I agree: the disposition over the means of production is the key.
That being said, it is true that the question can be posed in a more
global and definitive form when the new relations of production have
developed. This is so because it is only *social practice* which can
"convince" the majority of society to accept and develop the new
forms of ownership/possession.
Thus, we have to develop a new way of
production using most developed productive forces, and then
ownership will follow. "Will follow" does not mean automatically,
there will be fights.
As corrected in another mail: "Will follow" does not mean automatically,
there will be _no_ fights.
Yes, there will be fights. There are already, even if they have been
relatively soft till now because they are about "intellectual
property" and because capitalists have some interest in using the new
efficiency of the new relations of production at the the knowledge
level. But things will become inevitably harsher with material
ownership of the means of production. It would be marvelous if it
could be otherwise.
I read about a nice contradiction within the ruling class: german engine
constructors abandon patenting their work due to pirate copying by
Back to the question: Things are as harsh as capitalists are
expropriated very day by competition. Peer production simply has to be
better than the old, so that we can out-cooperate the old way. We simply
have to win the competition, but by forming a new field instead of
playing in the old field (where we can't win and where we always will
remain miserable players).
This is not a soft transition, because both workers and capitalists
loose their means of making a living in the old sense. This is the core
reason why it will be so difficult to convince workers movements (and
unions even more) about ways beyond wage labor and other old stuff.

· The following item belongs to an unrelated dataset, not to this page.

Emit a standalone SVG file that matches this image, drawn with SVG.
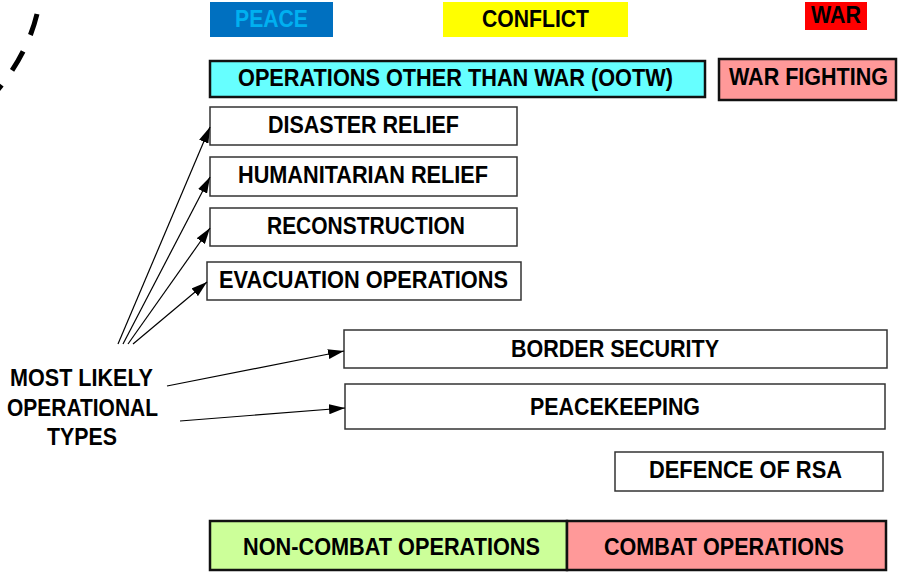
<svg xmlns="http://www.w3.org/2000/svg" width="898" height="572" viewBox="0 0 898 572">
  <defs>
    <marker id="arrow" viewBox="0 0 16 10" refX="16" refY="5" markerWidth="16" markerHeight="10" markerUnits="userSpaceOnUse" orient="auto">
      <path d="M0,0 L16,5 L0,10 Z" fill="#000"/>
    </marker>
    <style>
      text { font-family: "Liberation Sans", Arial, sans-serif; font-weight: bold; font-size: 23px; fill: #000; }
      .box { fill: #fff; stroke: #333; stroke-width: 1.5; }
      .bar { stroke: #111; stroke-width: 2.5; }
      .conn { fill: none; stroke: #000; stroke-width: 1.2; marker-end: url(#arrow); }
    </style>
  </defs>
  <rect width="898" height="572" fill="#fff"/>

  <!-- dashed arc at top left -->
  <path d="M37,14 Q27,55 -4,92" fill="none" stroke="#000" stroke-width="5" stroke-dasharray="22 18"/>

  <!-- phase headers -->
  <g id="peace">
    <rect x="210" y="2" width="123" height="35" fill="#0070C0"/>
    <text x="235" y="27" textLength="73" lengthAdjust="spacingAndGlyphs" style="fill:#00B0F0">PEACE</text>
  </g>
  <g id="conflict">
    <rect x="443" y="2" width="185" height="35" fill="#FFFF00"/>
    <text x="482" y="27" textLength="107" lengthAdjust="spacingAndGlyphs">CONFLICT</text>
  </g>
  <g id="war">
    <rect x="805" y="2" width="62" height="28" fill="#FF0000"/>
    <text x="811" y="23" textLength="50" lengthAdjust="spacingAndGlyphs">WAR</text>
  </g>

  <!-- operation categories -->
  <g id="ootw">
    <rect x="210" y="61" width="495" height="36" fill="#66FFFF" class="bar"/>
    <text x="238" y="86" textLength="435" lengthAdjust="spacingAndGlyphs">OPERATIONS OTHER THAN WAR (OOTW)</text>
  </g>
  <g id="war-fighting">
    <rect x="719" y="59" width="177" height="41" fill="#FF9999" class="bar"/>
    <text x="729" y="85" textLength="159" lengthAdjust="spacingAndGlyphs">WAR FIGHTING</text>
  </g>

  <!-- operation types -->
  <g id="disaster-relief">
    <rect x="210" y="107" width="307" height="38" class="box"/>
    <text x="268" y="133" textLength="191" lengthAdjust="spacingAndGlyphs">DISASTER RELIEF</text>
  </g>
  <g id="humanitarian-relief">
    <rect x="210" y="157" width="307" height="39" class="box"/>
    <text x="238" y="183" textLength="250" lengthAdjust="spacingAndGlyphs">HUMANITARIAN RELIEF</text>
  </g>
  <g id="reconstruction">
    <rect x="210" y="208" width="307" height="38" class="box"/>
    <text x="267" y="234" textLength="198" lengthAdjust="spacingAndGlyphs">RECONSTRUCTION</text>
  </g>
  <g id="evacuation-operations">
    <rect x="207" y="262" width="314" height="38" class="box"/>
    <text x="219" y="288" textLength="289" lengthAdjust="spacingAndGlyphs">EVACUATION OPERATIONS</text>
  </g>
  <g id="border-security">
    <rect x="344" y="330" width="543" height="38" class="box"/>
    <text x="511" y="357" textLength="208" lengthAdjust="spacingAndGlyphs">BORDER SECURITY</text>
  </g>
  <g id="peacekeeping">
    <rect x="345" y="384" width="540" height="45" class="box"/>
    <text x="530" y="415" textLength="170" lengthAdjust="spacingAndGlyphs">PEACEKEEPING</text>
  </g>
  <g id="defence-of-rsa">
    <rect x="615" y="452" width="268" height="39" class="box"/>
    <text x="649" y="478" textLength="193" lengthAdjust="spacingAndGlyphs">DEFENCE OF RSA</text>
  </g>

  <!-- combat scale -->
  <g id="non-combat-operations">
    <rect x="210" y="521" width="357" height="49" fill="#CCFF99" class="bar"/>
    <text x="243" y="555" textLength="297" lengthAdjust="spacingAndGlyphs">NON-COMBAT OPERATIONS</text>
  </g>
  <g id="combat-operations">
    <rect x="567" y="521" width="319" height="49" fill="#FF9999" class="bar"/>
    <text x="604" y="555" textLength="240" lengthAdjust="spacingAndGlyphs">COMBAT OPERATIONS</text>
  </g>

  <!-- label -->
  <g id="most-likely">
    <text x="10" y="386" textLength="143" lengthAdjust="spacingAndGlyphs">MOST LIKELY</text>
    <text x="7" y="416" textLength="151" lengthAdjust="spacingAndGlyphs">OPERATIONAL</text>
    <text x="47" y="445" textLength="70" lengthAdjust="spacingAndGlyphs">TYPES</text>
  </g>

  <!-- connectors -->
  <g id="connectors">
    <line x1="118" y1="344" x2="210" y2="127" class="conn"/>
    <line x1="123" y1="344" x2="210" y2="177" class="conn"/>
    <line x1="128" y1="344" x2="210" y2="228" class="conn"/>
    <line x1="133" y1="344" x2="207" y2="282" class="conn"/>
    <line x1="167" y1="386" x2="344" y2="351" class="conn"/>
    <line x1="180" y1="421" x2="345" y2="408" class="conn"/>
  </g>
</svg>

But who could believe that a system based on
private ownership [one should say *excluding* ownership]
Good term: excluding ownership
coercion will accept to disappear - or to fade - without resistance.
Well, the most soft way can only be establishing an *including* process
based on commons. This is yet the way free software succeeds.
And, to come back to the origin of the discussion, I don't see how
this fights could be won without the adhesion and participation of
the "workers of the world"...
I think we need all our creativity to convince all people, simply people
as humans beings, not especially as workers or capitalists. This is not
a theoretical but a practical question. Only what works can convince.
How can we do this in case of workers? What can be done during next big
strike wave defending their (old) rights, when workers are more open
for something new? Do you want be the special consultant in case of
the "workers of the world"?
I hope that we can begin and advance as far as possible dealing with
the possession of material means of production without having to
confront violently the "temple guardians". I hope that Christian's
book -that I have not yet read :-(- helps with that question.